What is the distinction between marginal revenue product and marginal revenue?

Provide an example that illistrates this distinction..

Answer:
MARGINAL REVENUE PRODUCT:
The change in total revenue resulting from a unit change in a variable input, keeping all other inputs unchanged. Marginal revenue product, usually abbreviated MRP, is found by dividing the change in total revenue by the change in the variable input or by multiplying marginal physical product by marginal revenue. This is also termed value of the marginal product. Marginal revenue product is a key concept for understanding the demand for productive inputs.
Marginal revenue product is the additional revenue generated by the use or employment of an extra variable input. It is closely related to the concept of marginal product (or marginal physical product). Marginal physical product indicates how much total production changes by employing another unit of variable input. Marginal revenue product, however, indicates how much total revenue changes by employing another unit of variable input.

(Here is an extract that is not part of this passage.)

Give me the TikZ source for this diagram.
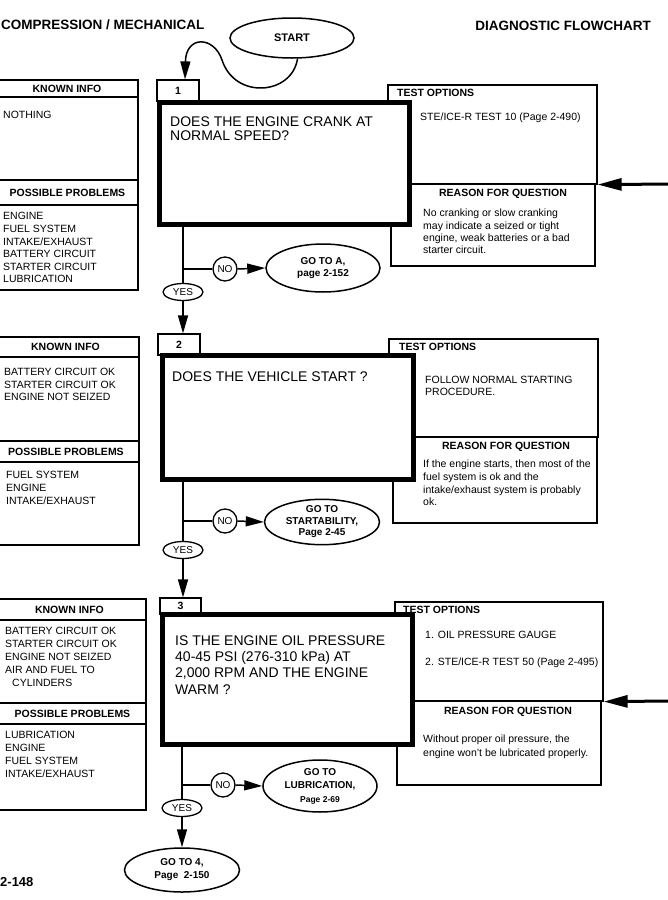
\documentclass[tikz,border=0pt]{standalone}
\usepackage{fontspec}
\setmainfont{Liberation Sans}
\usetikzlibrary{arrows.meta,shapes.geometric}
\newcommand\fs[2]{\fontsize{#1}{#2}\selectfont}
\tikzset{
  box/.style={draw, line width=1.2pt, rectangle, inner sep=0pt},
  sepline/.style={line width=1.2pt},
  qbox/.style={draw, line width=5pt, fill=white, rectangle, inner sep=0pt},
  conn/.style={line width=1.5pt},
  arr/.style={-{Triangle[length=18pt,width=10pt]}},
  bigarr/.style={line width=3pt, -{Triangle[length=24pt,width=12pt]}},
  t/.style={inner sep=0pt, font=\fs{10.5}{12.6}, text height=7.52pt, text depth=0pt},
  th/.style={t, font=\bfseries\fs{10.5}{12.6}},
  lst/.style={anchor=north west, inner sep=0pt, align=left, font=\fs{10.5}{12.6}},
  oval/.style={ellipse, draw, line width=1.5pt, inner sep=0pt, align=center, font=\bfseries\fs{10}{11.5}},
  circ/.style={circle, draw, line width=1.3pt, minimum size=24pt, inner sep=0pt, font=\fs{10}{12}},
  yesov/.style={ellipse, draw, line width=1.3pt, minimum width=40pt, minimum height=17pt, inner sep=0pt, font=\fs{10}{12}},
  ttl/.style={inner sep=0pt, font=\bfseries\fs{13.5}{15}, text height=9.67pt, text depth=0pt}
}
\begin{document}
\begin{tikzpicture}[x=1pt,y=-1pt]
\useasboundingbox (0,0) rectangle (667,900);

% ---------- titles ----------
\node[ttl, anchor=west] (title) at (1,25) {COMPRESSION / MECHANICAL};
\node[ttl, anchor=east] (title2) at (651,25.5) {DIAGNOSTIC FLOWCHART};
\node[oval, minimum width=124pt, minimum height=40pt, font=\bfseries\fs{11}{13}] (start) at (292,38) {START};

% ================= SECTION 1 =================
\node[box, minimum width=143pt, minimum height=210pt] (ki1) at (66.5,185) {};
\draw[sepline] (-5,97) -- (138,97);
\draw[sepline] (-5,180) -- (138,180);
\draw[sepline] (-5,205) -- (138,205);
\node[th] (ki1h) at (67,88.5) {KNOWN INFO};
\node[t, anchor=west] (ki1t) at (3,115) {NOTHING};
\node[th] (pp1h) at (67.5,192.5) {POSSIBLE PROBLEMS};
\node[lst] (pp1t) at (3,210.94) {\strut ENGINE\\FUEL SYSTEM\\INTAKE/EXHAUST\\BATTERY CIRCUIT\\STARTER CIRCUIT\\LUBRICATION};

\node[box, minimum width=209pt, minimum height=99pt] (tb1) at (492.5,134.5) {};
\node[box, minimum width=204pt, minimum height=82pt] (rb1) at (493,225) {};
\node[th, anchor=west] (tb1h) at (397,93) {TEST OPTIONS};
\node[t, anchor=west] (tb1t) at (420,117) {STE/ICE-R TEST 10 (Page 2-490)};
\node[th] (rb1h) at (503,193) {REASON FOR QUESTION};
\node[lst, font=\fs{10.5}{12.3}] (rb1t) at (423,208.15) {\strut No cranking or slow cranking\\may indicate a seized or tight\\engine, weak batteries or a bad\\starter circuit.};

\node[qbox, minimum width=250pt, minimum height=122pt] (q1) at (284.5,163.5) {};
\node[lst, font=\fs{14}{14}] (q1t) at (170,116.2) {\strut DOES THE ENGINE CRANK AT\\NORMAL SPEED?};
\node[box, minimum width=42pt, minimum height=21pt, font=\bfseries\fs{10.5}{12}] (n1) at (178,90.5) {1};

\node[oval, minimum width=114pt, minimum height=48pt] (g1) at (323,268) {GO TO A,\\page 2-152};
\node[circ] (no1) at (225,269) {NO};
\node[yesov] (yes1) at (183,292) {YES};

\draw[conn, arr] (start.285) .. controls (292,95) and (235,100) .. (222,60) .. controls (214,36) and (186,35) .. ([xshift=7pt]n1.north);
\draw[conn] (q1.south -| yes1.north) -- (yes1.north);
\draw[conn] (yes1.north |- no1.west) -- (no1.west);
\draw[conn, arr] (no1.east) -- (g1.west);
\coordinate (e1) at (672,184);
\draw[bigarr] (e1) -- (tb1.south east);

% ================= SECTION 2 =================
\node[box, minimum width=144pt, minimum height=208pt] (ki2) at (67,441) {};
\draw[sepline] (-5,357) -- (139,357);
\draw[sepline] (-5,441) -- (139,441);
\draw[sepline] (-5,462) -- (139,462);
\node[th] (ki2h) at (65.5,347) {KNOWN INFO};
\node[lst, font=\fs{10.5}{12.2}] (ki2t) at (4,367.2) {\strut BATTERY CIRCUIT OK\\STARTER CIRCUIT OK\\ENGINE NOT SEIZED};
\node[th] (pp2h) at (66,451.5) {POSSIBLE PROBLEMS};
\node[lst, font=\fs{10.5}{13}] (pp2t) at (6,468.7) {\strut FUEL SYSTEM\\ENGINE\\INTAKE/EXHAUST};

\node[box, minimum width=209pt, minimum height=98pt] (tb2) at (493.5,388) {};
\node[box, minimum width=204pt, minimum height=86pt] (rb2) at (495,480) {};
\node[th, anchor=west] (tb2h) at (399,347) {TEST OPTIONS};
\node[lst, font=\fs{10.5}{12}] (tb2t) at (425,374.4) {\strut FOLLOW NORMAL STARTING\\PROCEDURE.};
\node[th] (rb2h) at (506,446) {REASON FOR QUESTION};
\node[lst, font=\fs{10.5}{12.6}] (rb2t) at (423,458.9) {\strut If the engine starts, then most of the\\fuel system is ok and the\\intake/exhaust system is probably\\ok.};

\node[qbox, minimum width=251pt, minimum height=124pt] (q2) at (288,417.5) {};
\node[lst, font=\fs{14}{14}] (q2t) at (172,371.2) {\strut DOES THE VEHICLE START ?};
\node[box, minimum width=42pt, minimum height=21pt, font=\bfseries\fs{10.5}{12}] (n2) at (179,344.5) {2};

\node[oval, minimum width=115pt, minimum height=42pt] (g2) at (322,522) {GO TO\\STARTABILITY,\\Page 2-45};
\node[circ] (no2) at (225,521) {NO};
\node[yesov] (yes2) at (183,550) {YES};

\draw[conn, arr] (yes1.south) -- (yes1.south |- n2.north);
\draw[conn] (q2.south -| yes2.north) -- (yes2.north);
\draw[conn] (yes2.north |- no2.west) -- (no2.west);
\draw[conn, arr] (no2.east) -- (g2.west);

% ================= SECTION 3 =================
\node[box, minimum width=151pt, minimum height=211pt] (ki3) at (70.5,704.5) {};
\draw[sepline] (-5,620) -- (146,620);
\draw[sepline] (-5,703) -- (146,703);
\draw[sepline] (-5,724) -- (146,724);
\node[th] (ki3h) at (69.5,609.5) {KNOWN INFO};
\node[lst, font=\fs{10.5}{13}] (ki3t) at (5,624.7) {\strut BATTERY CIRCUIT OK\\STARTER CIRCUIT OK\\ENGINE NOT SEIZED\\AIR AND FUEL TO\\\hspace*{7pt}CYLINDERS};
\node[th] (pp3h) at (72.5,713.5) {POSSIBLE PROBLEMS};
\node[lst, font=\fs{10.5}{12.7}] (pp3t) at (5,729.9) {\strut LUBRICATION\\ENGINE\\FUEL SYSTEM\\INTAKE/EXHAUST};

\node[box, minimum width=208pt, minimum height=99pt] (tb3) at (499,651.5) {};
\node[box, minimum width=204pt, minimum height=84pt] (rb3) at (499,743) {};
\node[th, anchor=west] (tb3h) at (403,610) {TEST OPTIONS};
\node[t, anchor=west] (tb3a) at (425,635) {1. OIL PRESSURE GAUGE};
\node[t, anchor=west] (tb3b) at (425,662) {2. STE/ICE-R TEST 50 (Page 2-495)};
\node[th] (rb3h) at (508,711) {REASON FOR QUESTION};
\node[lst, font=\fs{10.5}{14}] (rb3t) at (423,732.96) {\strut Without proper oil pressure, the\\engine won't be lubricated properly.};

\node[qbox, minimum width=250pt, minimum height=130pt] (q3) at (287.5,679.5) {};
\node[lst, font=\fs{14}{16.3}] (q3t) at (175,633.6) {\strut IS THE ENGINE OIL PRESSURE\\40-45 PSI (276-310 kPa) AT\\2,000 RPM AND THE ENGINE\\WARM ?};
\node[box, minimum width=41pt, minimum height=16pt, font=\bfseries\fs{10.5}{12}] (n3) at (180.5,606) {3};

\node[oval, minimum width=114pt, minimum height=52pt, font=\bfseries\fs{10}{13.5}] (g3) at (320,786) {GO TO\\LUBRICATION,\\{\fs{8.5}{13.5}Page 2-69}};
\node[circ] (no3) at (223,785) {NO};
\node[yesov] (yes3) at (182,808) {YES};
\node[oval, minimum width=115pt, minimum height=44pt, font=\bfseries\fs{10}{13}] (g4) at (182,870) {GO TO 4,\\Page\ \ 2-150};

\draw[conn, arr] (yes2.south) -- (yes2.south |- n3.north);
\draw[conn] (q3.south -| yes3.north) -- (yes3.north);
\draw[conn] (yes3.north |- no3.west) -- (no3.west);
\draw[conn, arr] (no3.east) -- (g3.west);
\draw[conn, arr] (yes3.south) -- (g4.north);
\coordinate (e3) at (672,701);
\draw[bigarr] (e3) -- (tb3.south east);

\node[anchor=west, inner sep=0pt, font=\bfseries\fs{13}{15}, text height=9.3pt, text depth=0pt] (pg) at (0,882) {2-148};
\end{tikzpicture}
\end{document}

Marginal revenue product is also closely related to the concept of marginal revenue. Marginal revenue is the change in total revenue that results from changing the quantity of output produced.
Marginal revenue product is an essential component of factor market analysis and marginal productivity theory. The extra revenue generated by an input is THE key influence on the price an employer is willing and able to pay to hire the input. An input with a greater marginal revenue product is bound to receive a higher price, payment, or income than one with a lower marginal revenue product.

Key to the analysis of factor demand, marginal revenue product is guided by the law of diminishing marginal returns. As marginal product decreases so too does marginal revenue product. But as marginal revenue product declines, employers are willing to pay less. This gives rise to the primary implication of marginal revenue product--the factor demand curve is negatively sloped.

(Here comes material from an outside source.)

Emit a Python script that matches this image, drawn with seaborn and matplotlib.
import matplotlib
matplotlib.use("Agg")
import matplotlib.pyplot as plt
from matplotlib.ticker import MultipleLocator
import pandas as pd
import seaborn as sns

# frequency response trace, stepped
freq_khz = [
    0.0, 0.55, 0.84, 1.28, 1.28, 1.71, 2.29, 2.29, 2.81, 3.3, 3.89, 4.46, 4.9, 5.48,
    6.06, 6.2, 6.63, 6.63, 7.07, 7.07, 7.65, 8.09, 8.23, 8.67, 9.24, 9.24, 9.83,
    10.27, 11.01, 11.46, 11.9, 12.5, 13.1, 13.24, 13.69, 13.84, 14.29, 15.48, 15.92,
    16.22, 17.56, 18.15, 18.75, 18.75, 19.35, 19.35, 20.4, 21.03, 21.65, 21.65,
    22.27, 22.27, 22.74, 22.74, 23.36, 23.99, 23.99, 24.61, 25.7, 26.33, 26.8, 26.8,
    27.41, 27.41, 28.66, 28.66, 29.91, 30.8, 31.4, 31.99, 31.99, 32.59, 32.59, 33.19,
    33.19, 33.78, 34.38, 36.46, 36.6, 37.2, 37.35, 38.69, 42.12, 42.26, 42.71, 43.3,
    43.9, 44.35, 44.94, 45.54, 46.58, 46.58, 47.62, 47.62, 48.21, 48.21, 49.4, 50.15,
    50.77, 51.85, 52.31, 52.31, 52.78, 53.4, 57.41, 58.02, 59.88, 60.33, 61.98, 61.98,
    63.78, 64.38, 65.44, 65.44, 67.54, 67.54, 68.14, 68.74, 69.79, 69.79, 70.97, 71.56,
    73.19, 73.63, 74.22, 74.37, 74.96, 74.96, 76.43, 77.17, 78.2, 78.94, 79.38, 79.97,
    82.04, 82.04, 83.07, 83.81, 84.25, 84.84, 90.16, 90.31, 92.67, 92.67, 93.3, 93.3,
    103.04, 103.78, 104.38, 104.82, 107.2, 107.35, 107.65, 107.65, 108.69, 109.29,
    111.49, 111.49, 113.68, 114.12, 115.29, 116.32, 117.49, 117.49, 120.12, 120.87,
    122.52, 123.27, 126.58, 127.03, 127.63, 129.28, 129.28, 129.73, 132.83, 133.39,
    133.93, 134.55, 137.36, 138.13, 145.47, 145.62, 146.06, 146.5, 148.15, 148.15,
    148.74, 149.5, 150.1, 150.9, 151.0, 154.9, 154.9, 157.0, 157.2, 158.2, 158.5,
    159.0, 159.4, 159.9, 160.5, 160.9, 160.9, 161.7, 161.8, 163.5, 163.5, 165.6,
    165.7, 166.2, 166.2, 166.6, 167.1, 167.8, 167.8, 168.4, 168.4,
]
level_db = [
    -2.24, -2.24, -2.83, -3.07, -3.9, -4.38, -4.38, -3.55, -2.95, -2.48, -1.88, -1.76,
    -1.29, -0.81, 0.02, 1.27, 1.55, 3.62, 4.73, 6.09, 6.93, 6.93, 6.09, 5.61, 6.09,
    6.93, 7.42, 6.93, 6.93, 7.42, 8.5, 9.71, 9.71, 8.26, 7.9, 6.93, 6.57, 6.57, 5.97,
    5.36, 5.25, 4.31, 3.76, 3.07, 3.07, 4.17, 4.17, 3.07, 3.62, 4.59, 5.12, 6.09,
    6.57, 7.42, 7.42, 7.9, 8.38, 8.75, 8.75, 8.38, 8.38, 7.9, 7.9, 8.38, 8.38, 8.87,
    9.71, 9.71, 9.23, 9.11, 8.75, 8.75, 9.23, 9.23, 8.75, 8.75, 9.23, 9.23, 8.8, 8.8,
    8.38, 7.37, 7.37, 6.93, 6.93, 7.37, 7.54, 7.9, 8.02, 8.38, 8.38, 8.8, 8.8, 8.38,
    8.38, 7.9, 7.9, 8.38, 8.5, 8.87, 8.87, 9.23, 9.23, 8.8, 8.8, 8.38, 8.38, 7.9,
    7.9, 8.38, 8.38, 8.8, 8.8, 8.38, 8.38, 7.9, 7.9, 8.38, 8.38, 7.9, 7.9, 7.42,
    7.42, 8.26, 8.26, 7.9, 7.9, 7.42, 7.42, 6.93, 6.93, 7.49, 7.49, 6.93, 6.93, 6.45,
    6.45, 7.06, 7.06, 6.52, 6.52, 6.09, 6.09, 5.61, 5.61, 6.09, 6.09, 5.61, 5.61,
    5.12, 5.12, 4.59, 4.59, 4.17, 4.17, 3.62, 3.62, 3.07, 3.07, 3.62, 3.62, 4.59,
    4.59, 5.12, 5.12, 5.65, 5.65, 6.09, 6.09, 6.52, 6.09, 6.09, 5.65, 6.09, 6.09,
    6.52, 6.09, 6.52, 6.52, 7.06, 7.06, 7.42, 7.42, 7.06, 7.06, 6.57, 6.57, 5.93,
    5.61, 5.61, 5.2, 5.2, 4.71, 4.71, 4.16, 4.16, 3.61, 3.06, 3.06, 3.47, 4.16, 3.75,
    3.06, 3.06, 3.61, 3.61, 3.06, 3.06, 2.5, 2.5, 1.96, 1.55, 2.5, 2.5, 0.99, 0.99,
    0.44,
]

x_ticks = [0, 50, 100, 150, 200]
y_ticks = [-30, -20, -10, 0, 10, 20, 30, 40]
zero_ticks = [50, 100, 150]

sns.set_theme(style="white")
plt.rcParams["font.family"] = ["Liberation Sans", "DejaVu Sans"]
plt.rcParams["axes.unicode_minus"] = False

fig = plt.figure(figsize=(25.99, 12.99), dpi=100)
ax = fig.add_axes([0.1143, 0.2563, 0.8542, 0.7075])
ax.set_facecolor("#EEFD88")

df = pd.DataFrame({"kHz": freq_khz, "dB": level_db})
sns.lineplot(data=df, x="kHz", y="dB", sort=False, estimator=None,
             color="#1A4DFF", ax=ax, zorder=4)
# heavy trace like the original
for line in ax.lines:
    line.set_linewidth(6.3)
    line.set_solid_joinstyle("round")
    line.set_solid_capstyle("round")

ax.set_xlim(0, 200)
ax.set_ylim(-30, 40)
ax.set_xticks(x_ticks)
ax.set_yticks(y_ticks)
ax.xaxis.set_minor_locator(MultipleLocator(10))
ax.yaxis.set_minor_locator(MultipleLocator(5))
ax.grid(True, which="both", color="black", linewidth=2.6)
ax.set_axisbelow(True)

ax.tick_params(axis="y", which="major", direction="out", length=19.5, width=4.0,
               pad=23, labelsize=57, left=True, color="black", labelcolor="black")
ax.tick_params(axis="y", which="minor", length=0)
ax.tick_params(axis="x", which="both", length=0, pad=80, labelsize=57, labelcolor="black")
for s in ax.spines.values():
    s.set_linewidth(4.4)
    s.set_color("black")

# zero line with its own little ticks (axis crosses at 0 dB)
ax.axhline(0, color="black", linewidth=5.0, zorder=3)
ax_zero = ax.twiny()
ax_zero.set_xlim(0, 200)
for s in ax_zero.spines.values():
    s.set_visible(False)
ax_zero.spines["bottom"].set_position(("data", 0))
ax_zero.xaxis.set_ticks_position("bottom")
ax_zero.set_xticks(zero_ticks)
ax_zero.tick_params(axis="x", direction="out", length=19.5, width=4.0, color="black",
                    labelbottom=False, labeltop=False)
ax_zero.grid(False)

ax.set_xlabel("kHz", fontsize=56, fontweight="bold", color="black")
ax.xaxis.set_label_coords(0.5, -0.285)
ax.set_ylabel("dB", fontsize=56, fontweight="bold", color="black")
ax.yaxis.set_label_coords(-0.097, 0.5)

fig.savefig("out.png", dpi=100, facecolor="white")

Marginal revenue product can be derived as the change in total revenue due to a change in the variable input, as specified by this equation:
change in total revenue
marginal revenue product = ------------------------------...
change in variable input

Three (or Four) Marginals
Marginal revenue product is one of three (or four) related marginal concepts.
Marginal Product: This is the change in total product resulting from an incremental change in the quantity of the variable factor input used.

Marginal Physical Product: This is another term for marginal product which serves to emphasize that production is measured in physical units rather than monetary units.

Marginal Revenue: This is the change in total revenue resulting from an incremental change in the quantity of the output produced.

Marginal Revenue Product: This is the change in total revenue resulting from an incremental change in the quantity of the variable factor input used.
Marginal revenue product is marginal product stated in monetary units rather than physical units. Rather than stating productivity of an input in terms of the physical quantity of production, marginal revenue product states productivity in terms of the revenue generated.
Suppose, for example, that Edgar Millbottom contributes 5 tacos per hour of production when hired by Waldo's TexMex Taco World. Edgar's marginal (physical) product is thus 5 tacos per hour. However, because each taco sells for $2 each (marginal revenue), Edgar contributes $10 per hour of revenue to Waldo's TexMex Taco World.

Waldo, the owner of Taco World, is more interested in the amount of revenue Edgar generates when it comes to making out a paycheck, than just the number of tacos produced.

This connection between marginal product, marginal revenue, and marginal revenue product is summarized in by the following equation:

marginal
revenue product = marginal product x marginal revenue

Marginal physical product, marginal revenue, and marginal revenue product are related beyond this equation. This relation reflects the basic production process of a profit-maximizing firm. A firm uses an input to produce output and the output is then sold. The firm transforms inputs into outputs according to constraints imposed by a production function. The firm then generates revenue by selling this output to wants-and-needs-satisfying buyers.

This process can be separated into two different links.

Marginal (physical) product focuses on the first link, the physical input-output production relationship--the change in output resulting from a change in the input.

Marginal revenue focuses on the second link, the revenue generated from selling the output.
Marginal revenue product combines both links, showing the relationship between the input and the revenue generated from selling the output, output produced by the input.

The proper economic interpretation of marginal revenue product is the contribution of the last unit of variable input to total revenue. It answers the question: How much does total revenue change by adding the last unit of input? If, for example, total daily revenue received from selling tacos increases from $100 to $150 when an employee such as Edgar begins working at Taco World, then the conclusion is that Edgar's marginal revenue product is $50. Does this mean that Edgar personally produces the tacos that generate this extra $50? No, not at all. Or at least, not necessarily. It only means that having Edgar working causes total revenue to increase by $50. It could be that Edgar just makes other workers more productive.

Perhaps the most important observation is that marginal revenue product declines after reaching a peak of $60 for the second worker. This declining marginal revenue product corresponds with declining marginal physical product. And marginal physical product declines due to the law of diminishing marginal returns.
it's quite distinct that the other one has no product in it, but i can't illustrate the distinction sorry.